How do `shared_ptr`s achieve covariance?

Question

It is possible to copy or construct a shared_ptr<Base> from shared_ptr<Deriver> (i.e. shared_ptr<Base> ptr = make_shared<Derived>()). But as we all know, template classes are not convertible to each other, even if the template arguments are. So how can shared_ptrs check if the value of their pointers are convertible and do the conversion if they are?

Answer 1

Yes, specializations of the same class template by default have almost no relationship and are essentially treated like unrelated types. But you can always define implicit conversions between class types by defining converting constructors (To::To(const From&)) and/or conversion functions (From::operator To() const).

So what std::shared_ptr does is define template converting constructors:

namespace std {
    template <class T>
    class shared_ptr {
    public:
        template <class Y>
        shared_ptr(const shared_ptr<Y>&);
        template <class Y>
        shared_ptr(shared_ptr<Y>&&);
        // ...
    };
}

Though the declaration as shown would allow conversions from any shared_ptr to any other, not just when the template argument types are compatible. But the Standard also says about these constructors ([util.smartptr]/5 and [util.smartptr.const]/18 and util.smartptr.const]/21):

For the purposes of subclause [util.smartptr], a pointer type Y* is said to be compatible with a pointer type T* when either Y* is convertible to T* or Y is U[N] and T is cv U[].

The [...] constructor shall not participate in overload resolution unless Y* is compatible with T*.

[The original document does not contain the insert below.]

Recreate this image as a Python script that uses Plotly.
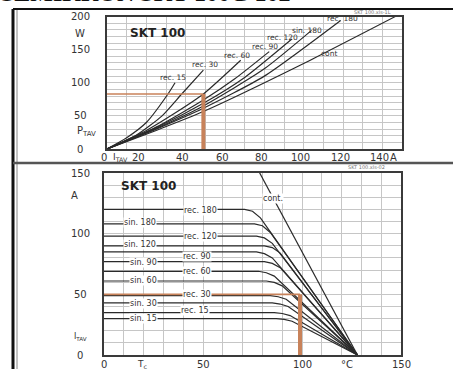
import plotly.graph_objects as go

W, H = 453, 369
def px(x):
    return x / W
def py(y):
    return 1 - y / H

# ---------------- data: top chart (P_TAV vs I_TAV) ----------------
top_x_ticks = [0, 20, 40, 60, 80, 100, 120, 140]
top_y_ticks = [0, 50, 100, 150, 200]

rec15_I = [0, 10, 20, 31, 34.6];        rec15_P = [0, 17, 40, 83, 100]
rec30_I = [0, 15, 28, 38, 49];          rec30_P = [0, 21, 50, 83, 119]
rec60_I = [0, 20, 35, 49, 68];          rec60_P = [0, 28, 55, 83, 134]
rec90_I = [0, 25, 49, 65, 82.5];        rec90_P = [0, 33, 74, 106, 147]
rec120_I = [0, 25, 49, 70, 94];         rec120_P = [0, 32, 69, 108, 166]
sin180_I = [0, 25, 49, 80, 104];        sin180_P = [0, 31, 65, 121, 179]
rec180_I = [0, 25, 49, 80, 118.8];      rec180_P = [0, 30, 61.5, 110, 194]
cont_I = [0, 25, 49, 100, 147.3];       cont_P = [0, 28, 56.5, 129, 201]
top_names = ["rec. 15", "rec. 30", "rec. 60", "rec. 90", "rec. 120", "sin. 180", "rec. 180", "cont"]
top_series = [(rec15_I, rec15_P), (rec30_I, rec30_P), (rec60_I, rec60_P), (rec90_I, rec90_P),
              (rec120_I, rec120_P), (sin180_I, sin180_P), (rec180_I, rec180_P), (cont_I, cont_P)]
top_orange_I = 49
top_orange_P = 83

# ---------------- data: bottom chart (I_TAV vs T_c) ----------------
bot_x_ticks = [0, 50, 100, 150]
bot_y_ticks = [0, 50, 100, 150]

b_rec180_T = [0, 71, 75, 79, 128];  b_rec180_I = [120, 120, 118.5, 113, 0]
b_sin180_T = [0, 76, 80, 84, 128];  b_sin180_I = [108, 108, 106.5, 101, 0]
b_rec120_T = [0, 77, 81, 85, 128];  b_rec120_I = [98, 98, 96.5, 92, 0]
b_sin120_T = [0, 81, 85, 89, 128];  b_sin120_I = [90, 90, 88.5, 84, 0]
b_rec90_T = [0, 77, 81, 85, 128];   b_rec90_I = [85, 85, 83.5, 80, 0]
b_sin90_T = [0, 81, 85, 89, 128];   b_sin90_I = [77, 77, 75.5, 72, 0]
b_rec60_T = [0, 78, 82, 86, 128];   b_rec60_I = [69, 69, 67.8, 65, 0]
b_sin60_T = [0, 82, 86, 90, 128];   b_sin60_I = [61, 61, 59.8, 57, 0]
b_rec30_T = [0, 84, 88, 92, 128];   b_rec30_I = [49, 49, 48, 46, 0]
b_sin30_T = [0, 85, 89, 93, 128];   b_sin30_I = [43, 43, 42, 40, 0]
b_rec15_T = [0, 86, 90, 94, 128];   b_rec15_I = [35, 35, 34.2, 32.5, 0]
b_sin15_T = [0, 87, 91, 95, 128];   b_sin15_I = [30, 30, 29.3, 27.8, 0]
b_cont_T = [77, 128];               b_cont_I = [155, 0]
bot_series = [(b_rec180_T, b_rec180_I), (b_sin180_T, b_sin180_I), (b_rec120_T, b_rec120_I),
              (b_sin120_T, b_sin120_I), (b_rec90_T, b_rec90_I), (b_sin90_T, b_sin90_I),
              (b_rec60_T, b_rec60_I), (b_sin60_T, b_sin60_I), (b_rec30_T, b_rec30_I),
              (b_sin30_T, b_sin30_I), (b_rec15_T, b_rec15_I), (b_sin15_T, b_sin15_I),
              (b_cont_T, b_cont_I)]
bot_orange_T = 99
bot_orange_I = 50

FONT = "DejaVu Sans"
LINE = "#2a2a2a"
ORANGE = "#c8825a"
GRID = "#c6c6c6"

fig = go.Figure()

for xs, ys in top_series:
    fig.add_trace(go.Scatter(x=xs, y=ys, mode="lines", line=dict(color=LINE, width=1.2, shape="spline", smoothing=0.6),
                             xaxis="x", yaxis="y", showlegend=False, hoverinfo="skip"))
fig.add_trace(go.Scatter(x=[-2, top_orange_I], y=[top_orange_P, top_orange_P], mode="lines",
                         line=dict(color=ORANGE, width=1.6), xaxis="x", yaxis="y", showlegend=False, cliponaxis=False))
fig.add_trace(go.Scatter(x=[top_orange_I, top_orange_I], y=[top_orange_P, 0], mode="lines",
                         line=dict(color=ORANGE, width=4), xaxis="x", yaxis="y", showlegend=False))

for xs, ys in bot_series:
    fig.add_trace(go.Scatter(x=xs, y=ys, mode="lines", line=dict(color=LINE, width=1.2),
                             xaxis="x2", yaxis="y2", showlegend=False, hoverinfo="skip"))
fig.add_trace(go.Scatter(x=[0, bot_orange_T], y=[bot_orange_I, bot_orange_I], mode="lines",
                         line=dict(color=ORANGE, width=1.6), xaxis="x2", yaxis="y2", showlegend=False))
fig.add_trace(go.Scatter(x=[bot_orange_T, bot_orange_T], y=[bot_orange_I, 0], mode="lines",
                         line=dict(color=ORANGE, width=4), xaxis="x2", yaxis="y2", showlegend=False))

axis_common = dict(showticklabels=False, ticks="", gridcolor=GRID, gridwidth=1, zeroline=False,
                   showline=True, mirror=True, linecolor="#3a3a3a", linewidth=1.5)

fig.update_layout(
    width=W, height=H, margin=dict(l=0, r=0, t=0, b=0),
    paper_bgcolor="white", plot_bgcolor="white",
    xaxis=dict(domain=[px(107), px(402)], range=[0, 150], tickvals=list(range(0, 151, 10)), anchor="y", **axis_common),
    yaxis=dict(domain=[py(149), py(16.5)], range=[0, 200], tickvals=list(range(0, 201, 10)), anchor="x", **axis_common),
    xaxis2=dict(domain=[px(104), px(401)], range=[0, 150], tickvals=list(range(0, 151, 10)), anchor="y2", **axis_common),
    yaxis2=dict(domain=[py(355), py(173)], range=[0, 150], tickvals=list(range(0, 151, 10)), anchor="x2", **axis_common),
)

ann = []
def txt(x, y, s, size=10, color="#333", xref="paper", yref="paper", bg=None, xanchor="center", bold=False, **kw):
    d = dict(x=x, y=y, xref=xref, yref=yref, text=(f"<b>{s}</b>" if bold else s), showarrow=False,
             font=dict(family=FONT, size=size, color=color), xanchor=xanchor, yanchor="middle", borderpad=0)
    if bg:
        d["bgcolor"] = bg
    d.update(kw)
    ann.append(d)

# top chart tick labels
for v in top_y_ticks:
    txt(px(80), v, str(v), yref="y")
for v in top_x_ticks:
    shift = -3 if v != 20 else -8
    txt(v, py(157), str(v), xref="x", xshift=shift)
txt(px(120), py(157), "I<sub>TAV</sub>", size=9)
txt(px(393), py(157), "A")
txt(px(80), py(33), "W")
txt(px(86), py(131), "P<sub>TAV</sub>", size=10)
txt(px(157), py(33), "SKT 100", size=12, color="#222", bold=True)
txt(px(372), py(12), "SKT 100.xls-1L", size=5, color="#777")

top_label_pos = [(173, 77), (205, 64), (237, 55), (265, 46), (282, 37), (307, 30), (342, 19), (329, 53)]
for name, (x, y) in zip(top_names, top_label_pos):
    txt(px(x), py(y), name, size=7.5)

# bottom chart tick labels
for v in bot_y_ticks:
    txt(px(80), v, str(v), yref="y2")
for v in bot_x_ticks:
    txt(v, py(364), str(v), xref="x2")
txt(px(142), py(364), "T<sub>c</sub>", size=9)
txt(px(347), py(364), "°C")
txt(px(74), py(195), "A")
txt(px(80), py(337), "I<sub>TAV</sub>", size=8)
txt(px(148), py(186), "SKT 100", size=12, color="#222", bold=True)
txt(px(366), py(167), "SKT 100.xls-02", size=5, color="#777")

bot_names = ["rec. 180", "sin. 180", "rec. 120", "sin. 120", "rec. 90", "sin. 90", "rec. 60", "sin. 60",
             "rec. 30", "sin. 30", "rec. 15", "sin. 15", "cont."]
bot_label_pos = [(200, 210), (140, 222), (200, 236), (140, 244), (197, 256), (143, 262), (197, 271),
                 (143, 280), (197, 294), (143, 303), (195, 310), (143, 318), (273, 198)]
for name, (x, y) in zip(bot_names, bot_label_pos):
    txt(px(x), py(y), name, size=8, bg="white")

# cut-off header text
ann.append(dict(x=px(0), y=py(5), xref="paper", yref="paper", text="<b>SEMIKRON SKT 100G 102</b>",
                showarrow=False, xanchor="left", yanchor="bottom",
                font=dict(family="Liberation Serif", size=24, color="#111"), borderpad=0, yshift=-2))

fig.update_layout(annotations=ann)

shapes = [
    dict(type="line", xref="paper", yref="paper", x0=px(13), x1=px(13), y0=py(9), y1=py(369),
         line=dict(color="#111", width=3)),
    dict(type="line", xref="paper", yref="paper", x0=px(17), x1=px(17), y0=py(9), y1=py(369),
         line=dict(color="#888", width=1)),
    dict(type="line", xref="paper", yref="paper", x0=px(13), x1=px(453), y0=py(9), y1=py(9),
         line=dict(color="#111", width=2)),
    dict(type="line", xref="paper", yref="paper", x0=px(13), x1=px(453), y0=py(163), y1=py(163),
         line=dict(color="#555", width=2.5)),
]
fig.update_layout(shapes=shapes)

fig.write_html("out.html", config={"displayModeBar": False},
               post_script="document.body.style.margin='0';document.body.style.overflow='hidden';")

Although this restriction could be done in any way, including compiler-specific features, most implementations will enforce the restriction using an SFINAE technique (Substitution Failure Is Not An Error). One possible implementation:

#include <cstddef>
#include <type_traits>

namespace std {
    template <class Y, class T>
    struct __smartptr_compatible
        : is_convertible<Y*, T*> {};

    template <class U, class V, size_t N>
    struct __smartptr_compatible<U[N], V[]>
        : bool_constant<is_same_v<remove_cv_t<U>, remove_cv_t<V>> &&
                        is_convertible_v<U*, V*>> {};

    template <class T>
    class shared_ptr {
    public:
        template <class Y, class = enable_if_t<__smartptr_compatible<Y, T>::value>>
        shared_ptr(const shared_ptr<Y>&);

        template <class Y, class = enable_if_t<__smartptr_compatible<Y, T>::value>>
        shared_ptr(shared_ptr<Y>&&);

        // ...
    };
}

Here the helper template __smartptr_compatible<Y, T> acts as a "trait": it has a static constexpr member value which is true when the types are compatible as defined, or false otherwise. Then std::enable_if is a trait which has a member type called type when its first template argument is true, or does not have a member named type when its first template argument is false, making the type alias std::enable_if_t invalid.

So if template type deduction for either constructor deduces the type Y so that Y* is not compatible with T*, substituting that Y into the enable_if_t default template argument is invalid. Since that happens while substituting a deduced template argument, the effect is just to remove the entire function template from consideration for overload resolution. Sometimes an SFINAE technique is used to force selecting a different overload instead, or as here (most of the time), it can just make the user's code fail to compile. Though in the case of the compile error, it will help that a message appears somewhere in the output that the template was invalid, rather than some error even deeper within internal template code. (Also, an SFINAE setup like this makes it possible for a different template to use its own SFINAE technique to test whether or not a certain template specialization, type-dependent expression, etc. is or isn't valid.)